In this case, the master.xml script looks as followed;

<?xml version="1.0" encoding="UTF-8"?> 
<databaseChangeLog
    xmlns="http://www.liquibase.org/xml/ns/dbchangelog"
    xmlns:xsi="http://www.w3.org/2001/XMLSchema-instance"
    xmlns:ora="http://www.liquibase.org/xml/ns/dbchangelog-ext"
    xsi:schemaLocation="http://www.liquibase.org/xml/ns/dbchangelog http://www.liquibase.org/xml/ns/dbchangelog/dbchangelog-2.0.xsd
    http://www.liquibase.org/xml/ns/dbchangelog-ext http://www.liquibase.org/xml/ns/dbchangelog/dbchangelog-ext.xsd">
  <include file="${changelogpath}/testchangelog.xml"/> 
</databaseChangeLog> 

The liquibase-dev.properties looks as follows;

driver: oracle.jdbc.OracleDriver
classpath: ojdbc6.jar;liquibase-oracle-1.2.0.jar
url: jdbc:oracle:thin:@localhost:1521:XE

Notice in the above script the following;
- differentiation between Liquibase location and Build location (they can be taken apart so Liquibase doesn't have to be part of the release itself)
- usage of ERRORLEVEL to perform rollback if needed
- usage of a property to determine the correct changelogpath in the master.xml file
- usage of the contexts parameter
- usage of a log file for the output

Conclusion

Liquibase is very flexible and provides enough options to be able to take care of database change management (with the help of some scripts and version control of course). It provides various integration options but can also be run stand-alone. Also if implemented well, it can reduce the amount of time DBA needs to spend on installations and reduces the amount of human errors during the installation process.
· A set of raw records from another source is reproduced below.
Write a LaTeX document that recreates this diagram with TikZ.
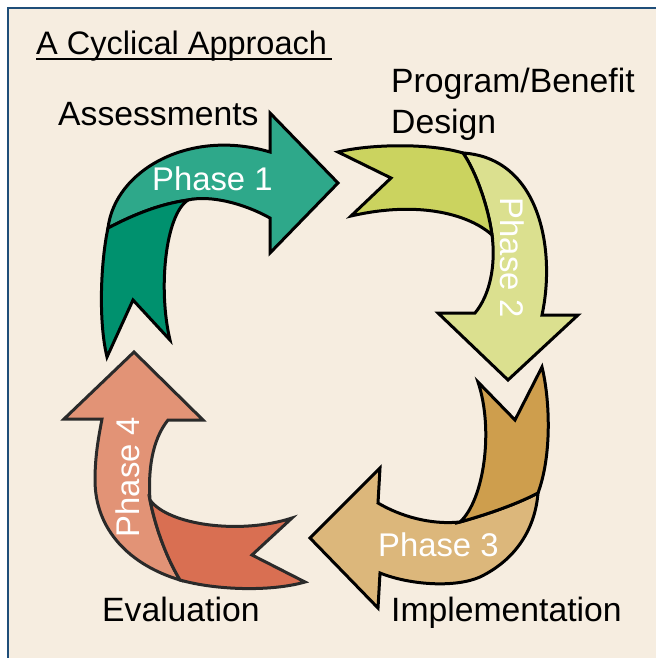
\documentclass[tikz,border=0pt]{standalone}
\usepackage{fontspec}
\setmainfont{Liberation Sans}
\definecolor{paper}{HTML}{F6EDE0}
\definecolor{frameblue}{HTML}{1F4E79}
\definecolor{greenDark}{HTML}{00916E}
\definecolor{greenLight}{HTML}{2EA88A}
\definecolor{limeDark}{HTML}{CBD35F}
\definecolor{limeLight}{HTML}{DBE08F}
\definecolor{tanDark}{HTML}{CE9E4D}
\definecolor{tanLight}{HTML}{DCB77B}
\definecolor{coralDark}{HTML}{D96F52}
\definecolor{coralLight}{HTML}{E29376}
\definecolor{coralLine}{HTML}{2A2A2A}

\begin{document}
\begin{tikzpicture}[x=1pt,y=-1pt,
  band/.style={draw=black,line width=3pt,line join=miter},
  steptext/.style={anchor=base west,text=black,font=\fontsize{33.7}{40}\selectfont},
  phasetext/.style={text=white,font=\fontsize{32.8}{38}\selectfont}]
\tikzstyle{every node}+=[inner sep=0pt]
\useasboundingbox (0,0) rectangle (656,658);
\fill [white] (0,0) rectangle (656,658);
\fill [paper] (7.5,8.5) rectangle (656,658);
\draw [frameblue,line width=2pt] (7.5,658) -- (7.5,8.5) -- (656,8.5);
% phase 1
\draw [band,fill=greenLight] (108,228) .. controls (115,170) and (190,128) .. (270,152) -- (270,113) -- (338,183) -- (270,253) -- (270,218) .. controls (243,203) and (210,195) .. (188,200) .. controls (160,204) and (135,214) .. (108,228) -- cycle;
\draw [band,fill=greenDark] (107,357) .. controls (98,320) and (101,260) .. (108,228) .. controls (135,214) and (160,204) .. (188,200) .. controls (165,215) and (158,290) .. (170,340) -- (133,300) -- cycle;
% phase 2
\draw [band,fill=limeLight] (463,153) .. controls (540,158) and (556,250) .. (542,315) -- (578,315) -- (508,380) -- (438,313) -- (475,313) .. controls (490,295) and (496,265) .. (492,235) .. controls (488,205) and (475,170) .. (463,153) -- cycle;
\draw [band,fill=limeDark] (338,152) .. controls (370,144) and (430,143) .. (463,153) .. controls (475,170) and (488,205) .. (492,235) .. controls (470,215) and (420,200) .. (351,216) -- (391,178) -- cycle;
% phase 3
\draw [band,fill=tanLight] (538,493) .. controls (535,530) and (515,560) .. (480,577) .. controls (455,588) and (410,585) .. (380,573) -- (378,608) -- (310,538) -- (380,468) -- (378,503) .. controls (400,516) and (430,525) .. (460,522) .. controls (485,515) and (515,505) .. (538,493) -- cycle;
\draw [band,fill=tanDark] (542,367) .. controls (550,400) and (552,455) .. (538,493) .. controls (515,505) and (485,515) .. (460,522) .. controls (484,500) and (494,430) .. (478,382) -- (515,420) -- cycle;
% phase 4
\draw [band,draw=coralLine,fill=coralLight] (180,580) .. controls (130,565) and (95,530) .. (95,480) .. controls (95,455) and (99,435) .. (102,419) -- (64,419) -- (134,352) -- (203,420) -- (168,420) .. controls (152,440) and (148,470) .. (150,500) .. controls (155,525) and (165,555) .. (180,580) -- cycle;
\draw [band,draw=coralLine,fill=coralDark] (305,582) .. controls (270,592) and (215,590) .. (180,580) .. controls (165,555) and (155,525) .. (150,500) .. controls (168,525) and (240,535) .. (292,518) -- (252,555) -- cycle;
% texts
\node (title) [steptext,font=\fontsize{32.5}{38}\selectfont] at (36,55) {A Cyclical Approach};
\coordinate (titleend) at (332,59);
\draw [black,line width=2pt] ([yshift=-4pt]title.base west) -- (titleend);
\node (assess) [steptext] at (58,125) {Assessments};
\node (program) [steptext] at (391,93) {Program/Benefit};
\node (design) [steptext] at (391,133) {Design};
\node (implement) [steptext] at (391,621) {Implementation};
\node (evaluate) [steptext] at (102,621) {Evaluation};
\node (one) [phasetext,anchor=base west] at (152,190) {Phase 1};
\node (two) [phasetext,rotate=-90] at (512,258) {Phase 2};
\node (three) [phasetext,anchor=base west] at (378,556) {Phase 3};
\node (four) [phasetext,rotate=90] at (128,477) {Phase 4};
\end{tikzpicture}
\end{document}
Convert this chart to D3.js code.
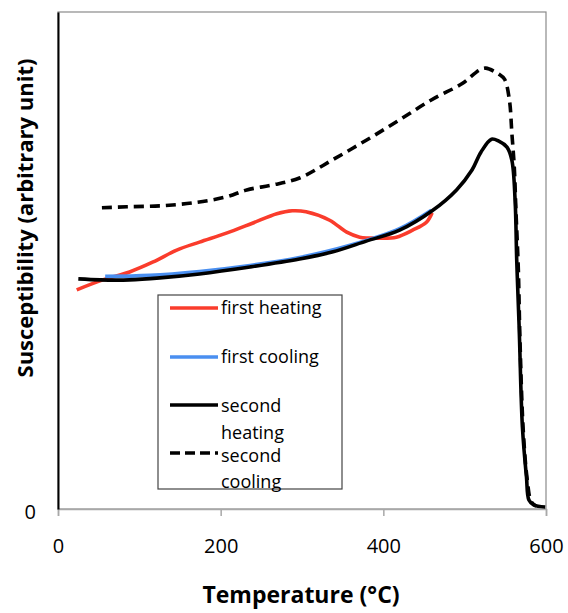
<!DOCTYPE html>
<html>
<head>
<meta charset="utf-8">
<script src="https://cdn.jsdelivr.net/npm/d3@7"></script>
<style>
  body { margin: 0; background: #fff; }
  text { font-family: "Open Sans", "DejaVu Sans", sans-serif; fill: #000; }
</style>
</head>
<body>
<div id="chart"></div>
<script>
// temperature (°C) and susceptibility (arbitrary, 0-100)
var heat1T = [23, 55, 88, 117, 146, 174, 207, 239, 269, 288, 305, 334, 355, 371, 395, 416, 436, 453, 460];
var heat1V = [44.1, 46.1, 47.7, 49.7, 52.1, 53.7, 55.5, 57.5, 59.4, 60.0, 59.8, 58.1, 55.7, 54.7, 54.5, 54.7, 56.1, 57.7, 59.6];

var cool1T = [58, 113, 174, 236, 297, 358, 420, 459];
var cool1V = [46.8, 47.0, 47.8, 49.0, 50.6, 53.0, 56.4, 60.1];

var heat2T = [25, 52, 88, 125, 174, 236, 297, 337, 379, 420, 460, 490, 509, 520, 533, 542, 552, 558, 562, 564, 567, 571, 576, 579, 585, 599];
var heat2V = [46.3, 46.1, 46.1, 46.5, 47.3, 48.7, 50.3, 51.7, 53.9, 56.1, 60.0, 64.2, 68.2, 71.8, 74.4, 74.0, 72.8, 70.2, 62.2, 50.1, 36.6, 16.5, 6.4, 1.8, 0.8, 0.4];

var cool2T = [54, 85, 125, 166, 207, 232, 264, 297, 337, 379, 420, 460, 497, 518, 526, 542, 549, 555, 558, 561, 563, 566, 568, 572, 577, 582, 588];
var cool2V = [60.6, 60.8, 61.0, 61.6, 62.8, 64.2, 65.2, 66.6, 70.2, 74.2, 78.3, 82.4, 85.6, 88.3, 88.7, 87.5, 86.5, 82.3, 75.7, 68.8, 60.2, 48.1, 34.0, 15.9, 5.8, 1.4, 0.6];

var xTicks = [0, 200, 400, 600];
var yTicks = [0];

var seriesNames = ["first heating", "first cooling", "second heating", "second cooling"];
var seriesColors = ["#fa3c2c", "#4a8ff0", "#000", "#000"];

// --
var width = 568, height = 613;
var plot = { left: 58, right: 546, top: 12, bottom: 509 };

var svg = d3.select("#chart").append("svg")
            .attr("width", width)
            .attr("height", height);

var x = d3.scaleLinear().domain([0, 600]).range([plot.left, plot.right]);
var y = d3.scaleLinear().domain([0, 100]).range([plot.bottom, plot.top]);

// frame
svg.append("rect")
   .attr("x", plot.left).attr("y", plot.top)
   .attr("width", plot.right - plot.left)
   .attr("height", plot.bottom - plot.top)
   .attr("fill", "none")
   .attr("stroke", "#8a8a8a")
   .attr("stroke-width", 1.2);

// x axis
var xAxis = d3.axisBottom(x).tickValues(xTicks).tickSize(7).tickPadding(23);
var gx = svg.append("g")
   .attr("transform", "translate(0," + plot.bottom + ")")
   .call(xAxis);
gx.select(".domain").attr("stroke", "#a8a8a8").attr("stroke-width", 1.5);
gx.selectAll(".tick line").attr("stroke", "#a8a8a8").attr("stroke-width", 1.5);
gx.selectAll(".tick text").style("font-size", "20px").attr("fill", "#000");

// y axis
var yAxis = d3.axisLeft(y).tickValues(yTicks).tickSize(0).tickPadding(22);
var gy = svg.append("g")
   .attr("transform", "translate(" + plot.left + ",0)")
   .call(yAxis);
gy.select(".domain").attr("stroke", "#000").attr("stroke-width", 2);
gy.selectAll(".tick text").style("font-size", "20px").attr("fill", "#000").attr("dy", "0.45em");

// titles
svg.append("text")
   .attr("x", 301).attr("y", 603)
   .attr("text-anchor", "middle")
   .style("font-size", "23px").style("font-weight", "bold")
   .text("Temperature (°C)");

svg.append("text")
   .attr("transform", "translate(33,218) rotate(-90)")
   .attr("text-anchor", "middle")
   .style("font-size", "22px").style("font-weight", "bold")
   .text("Susceptibility (arbitrary unit)");

// --
var line = d3.line()
             .x(function(d) { return x(d[0]); })
             .y(function(d) { return y(d[1]); })
             .curve(d3.curveCatmullRom.alpha(0.5));

var series = [
  { T: heat1T, V: heat1V, dash: null },
  { T: cool1T, V: cool1V, dash: null },
  { T: heat2T, V: heat2V, dash: null },
  { T: cool2T, V: cool2V, dash: "10,6" }
];

var drawOrder = [3, 0, 1, 2];
drawOrder.forEach(function(i) {
  var s = series[i];
  svg.append("path")
     .datum(d3.zip(s.T, s.V))
     .attr("d", line)
     .attr("fill", "none")
     .attr("stroke", seriesColors[i])
     .attr("stroke-width", 3.6)
     .attr("stroke-dasharray", s.dash)
     .attr("stroke-linejoin", "round");
});

// legend
var legend = svg.append("g");
legend.append("rect")
      .attr("x", 158).attr("y", 295)
      .attr("width", 184).attr("height", 194)
      .attr("fill", "#fff")
      .attr("stroke", "#444")
      .attr("stroke-width", 1.2);

var legendRows = [
  { sw: 308, lines: ["first heating"], ty: [308] },
  { sw: 357, lines: ["first cooling"], ty: [357] },
  { sw: 405, lines: ["second", "heating"], ty: [406, 433] },
  { sw: 453, lines: ["second", "cooling"], ty: [456, 482] }
];

legendRows.forEach(function(r, i) {
  legend.append("line")
        .attr("x1", 170).attr("x2", 218)
        .attr("y1", r.sw).attr("y2", r.sw)
        .attr("stroke", seriesColors[i])
        .attr("stroke-width", 3.6)
        .attr("stroke-dasharray", series[i].dash ? "10,5" : null);
  r.lines.forEach(function(t, j) {
    legend.append("text")
          .attr("x", 221).attr("y", r.ty[j])
          .attr("dy", "0.35em")
          .style("font-size", "18px")
          .text(t);
  });
});
</script>
</body>
</html>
You need to think well about how you are going to implement it because of this flexibility. There are some best practices online which are a good idea to take into account;

Liquibase can do a lot more then what I've mentioned in this post such as generating an initial changelogset from a database or generating diffs. Also how for example version control can be used efficiently together with Liquibase is an important topic I haven't touched yet. These are however customer process specific and should be determined by the person implementing Liquibase at a customer.